- **Exercise details**
Return each line of the listing below, unchanged, and omit the images.

- **Stored data**

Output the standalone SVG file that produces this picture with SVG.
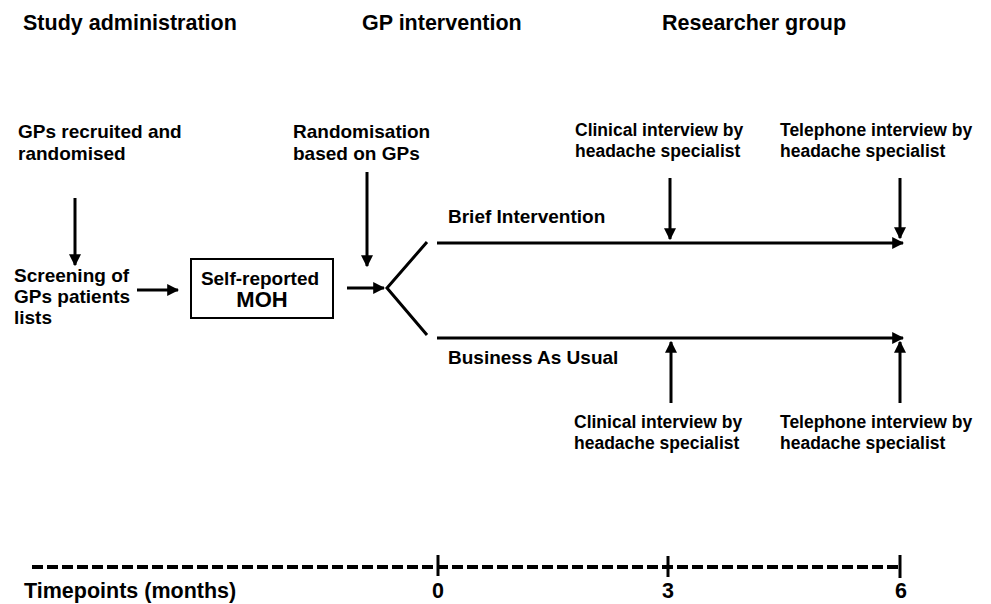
<svg xmlns="http://www.w3.org/2000/svg" width="991" height="604" viewBox="0 0 991 604">
<style>
text{font-family:"Liberation Sans",Arial,sans-serif;font-weight:bold;fill:#000}
.h{font-size:21.5px}
.l{font-size:19px}
.s{font-size:17.5px}
.t{font-size:21.5px}
.ln{stroke:#000;stroke-width:3;fill:none}
</style>
<defs>
<marker id="ah" viewBox="0 0 10 10" refX="9" refY="5" markerWidth="4" markerHeight="4" markerUnits="strokeWidth" orient="auto">
<path d="M0,0 L10,5 L0,10 Z" fill="#000"/>
</marker>
</defs>
<rect width="991" height="604" fill="#fff"/>
<g id="headers">
<text class="h" x="23" y="30">Study administration</text>
<text class="h" x="362" y="30">GP intervention</text>
<text class="h" x="662" y="30" font-size="20.5">Researcher group</text>
</g>
<g id="gps-recruited"><text class="l" x="18" y="138">GPs recruited and</text><text class="l" x="18" y="160">randomised</text></g>
<g id="randomisation"><text class="l" x="293" y="138">Randomisation</text><text class="l" x="293" y="160">based on GPs</text></g>
<g id="screening"><text class="l" x="14" y="282">Screening of</text><text class="l" x="14" y="303">GPs patients</text><text class="l" x="14" y="324">lists</text></g>
<g id="moh">
<rect x="191" y="259" width="142" height="59" fill="#fff" stroke="#000" stroke-width="2"/>
<text class="l" x="260" y="285" text-anchor="middle">Self-reported</text>
<text x="262" y="307" text-anchor="middle" font-size="22">MOH</text>
</g>
<g id="brief"><text class="l" x="448" y="223">Brief Intervention</text></g>
<g id="bau"><text class="l" x="448" y="364">Business As Usual</text></g>
<g id="clin-top"><text class="s" x="575" y="136">Clinical interview by</text><text class="s" x="575" y="157">headache specialist</text></g>
<g id="tel-top"><text class="s" x="780" y="136">Telephone interview by</text><text class="s" x="780" y="157">headache specialist</text></g>
<g id="clin-bot"><text class="s" x="574" y="428">Clinical interview by</text><text class="s" x="574" y="449">headache specialist</text></g>
<g id="tel-bot"><text class="s" x="780" y="428">Telephone interview by</text><text class="s" x="780" y="449">headache specialist</text></g>
<g id="connectors">
<line class="ln" x1="75" y1="198" x2="75" y2="265" marker-end="url(#ah)"/>
<line class="ln" x1="367" y1="172" x2="367" y2="266" marker-end="url(#ah)"/>
<line class="ln" x1="137" y1="290" x2="178" y2="290" marker-end="url(#ah)"/>
<line class="ln" x1="347" y1="288" x2="384" y2="288" marker-end="url(#ah)"/>
<polyline class="ln" points="427,242 387,288 427,335"/>
<line class="ln" x1="437" y1="243" x2="903" y2="243" marker-end="url(#ah)"/>
<line class="ln" x1="437" y1="338" x2="903" y2="338" marker-end="url(#ah)"/>
<line class="ln" x1="670" y1="178" x2="670" y2="239" marker-end="url(#ah)"/>
<line class="ln" x1="900" y1="178" x2="900" y2="238" marker-end="url(#ah)"/>
<line class="ln" x1="671" y1="403" x2="671" y2="342" marker-end="url(#ah)"/>
<line class="ln" x1="900" y1="403" x2="900" y2="342" marker-end="url(#ah)"/>
</g>
<g id="timeline">
<line x1="32" y1="567" x2="900" y2="567" stroke="#000" stroke-width="4" stroke-dasharray="11,4"/>
<line class="ln" x1="438" y1="555" x2="438" y2="576"/>
<line class="ln" x1="668" y1="556" x2="668" y2="577"/>
<line class="ln" x1="900" y1="555" x2="900" y2="578"/>
<text class="t" x="24" y="598">Timepoints (months)</text>
<text class="t" x="438" y="598" text-anchor="middle">0</text>
<text class="t" x="668" y="598" text-anchor="middle">3</text>
<text class="t" x="901" y="598" text-anchor="middle">6</text>
</g>
</svg>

- **In response**
Output the standalone SVG file that produces this picture with SVG.
<svg xmlns="http://www.w3.org/2000/svg" width="991" height="604" viewBox="0 0 991 604">
<style>
text{font-family:"Liberation Sans",Arial,sans-serif;font-weight:bold;fill:#000}
.h{font-size:21.5px}
.l{font-size:19px}
.s{font-size:17.5px}
.t{font-size:21.5px}
.ln{stroke:#000;stroke-width:3;fill:none}
</style>
<defs>
<marker id="ah" viewBox="0 0 10 10" refX="9" refY="5" markerWidth="4" markerHeight="4" markerUnits="strokeWidth" orient="auto">
<path d="M0,0 L10,5 L0,10 Z" fill="#000"/>
</marker>
</defs>
<rect width="991" height="604" fill="#fff"/>
<g id="headers">
<text class="h" x="23" y="30">Study administration</text>
<text class="h" x="362" y="30">GP intervention</text>
<text class="h" x="662" y="30" font-size="20.5">Researcher group</text>
</g>
<g id="gps-recruited"><text class="l" x="18" y="138">GPs recruited and</text><text class="l" x="18" y="160">randomised</text></g>
<g id="randomisation"><text class="l" x="293" y="138">Randomisation</text><text class="l" x="293" y="160">based on GPs</text></g>
<g id="screening"><text class="l" x="14" y="282">Screening of</text><text class="l" x="14" y="303">GPs patients</text><text class="l" x="14" y="324">lists</text></g>
<g id="moh">
<rect x="191" y="259" width="142" height="59" fill="#fff" stroke="#000" stroke-width="2"/>
<text class="l" x="260" y="285" text-anchor="middle">Self-reported</text>
<text x="262" y="307" text-anchor="middle" font-size="22">MOH</text>
</g>
<g id="brief"><text class="l" x="448" y="223">Brief Intervention</text></g>
<g id="bau"><text class="l" x="448" y="364">Business As Usual</text></g>
<g id="clin-top"><text class="s" x="575" y="136">Clinical interview by</text><text class="s" x="575" y="157">headache specialist</text></g>
<g id="tel-top"><text class="s" x="780" y="136">Telephone interview by</text><text class="s" x="780" y="157">headache specialist</text></g>
<g id="clin-bot"><text class="s" x="574" y="428">Clinical interview by</text><text class="s" x="574" y="449">headache specialist</text></g>
<g id="tel-bot"><text class="s" x="780" y="428">Telephone interview by</text><text class="s" x="780" y="449">headache specialist</text></g>
<g id="connectors">
<line class="ln" x1="75" y1="198" x2="75" y2="265" marker-end="url(#ah)"/>
<line class="ln" x1="367" y1="172" x2="367" y2="266" marker-end="url(#ah)"/>
<line class="ln" x1="137" y1="290" x2="178" y2="290" marker-end="url(#ah)"/>
<line class="ln" x1="347" y1="288" x2="384" y2="288" marker-end="url(#ah)"/>
<polyline class="ln" points="427,242 387,288 427,335"/>
<line class="ln" x1="437" y1="243" x2="903" y2="243" marker-end="url(#ah)"/>
<line class="ln" x1="437" y1="338" x2="903" y2="338" marker-end="url(#ah)"/>
<line class="ln" x1="670" y1="178" x2="670" y2="239" marker-end="url(#ah)"/>
<line class="ln" x1="900" y1="178" x2="900" y2="238" marker-end="url(#ah)"/>
<line class="ln" x1="671" y1="403" x2="671" y2="342" marker-end="url(#ah)"/>
<line class="ln" x1="900" y1="403" x2="900" y2="342" marker-end="url(#ah)"/>
</g>
<g id="timeline">
<line x1="32" y1="567" x2="900" y2="567" stroke="#000" stroke-width="4" stroke-dasharray="11,4"/>
<line class="ln" x1="438" y1="555" x2="438" y2="576"/>
<line class="ln" x1="668" y1="556" x2="668" y2="577"/>
<line class="ln" x1="900" y1="555" x2="900" y2="578"/>
<text class="t" x="24" y="598">Timepoints (months)</text>
<text class="t" x="438" y="598" text-anchor="middle">0</text>
<text class="t" x="668" y="598" text-anchor="middle">3</text>
<text class="t" x="901" y="598" text-anchor="middle">6</text>
</g>
</svg>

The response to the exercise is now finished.